I'm inspired...it's a hard thing getting that foot out the door!

Kyla said...

My knees won't allow it. They just won't. Though, you are so right about STARTING being the hardest part. I use a recumbent bike and I always have 100 reasons why I should skip...but once I'm on it, they don't matter much.

bren j. said...

We tried running for a while but between my dud knees and my abysmal lung capacity, it's just never going to happen. I've been walking several miles on Wednesday mornings with a new friend though and I figure since I'm pushing two kids in a giant stroller that's like twice the workout, right?

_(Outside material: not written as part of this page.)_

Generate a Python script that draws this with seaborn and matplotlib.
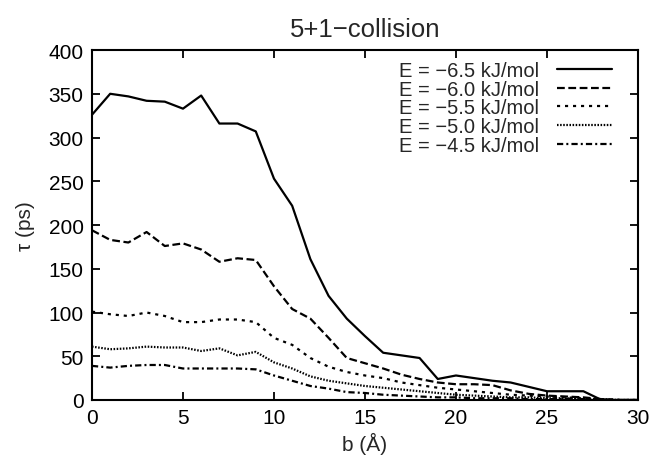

RIGHT?

painted maypole said...

I haven't tried running since I was in 9th grade and joined (and shortly thereafter quit) track. maybe I'd like it... but I just remember being BORED.

b*babbler said...

I try so very hard... I really don't love running, but I *do* like the idea of losing weight. And I also LOVE the idea of getting out of the house for an hour with my ipod.

Ah, the dilemma.

Denguy said...

Exactly how I feel about/during/after running.
It also gets my motor running.

kgirl said...

So far, I hate it. But I'm doing it.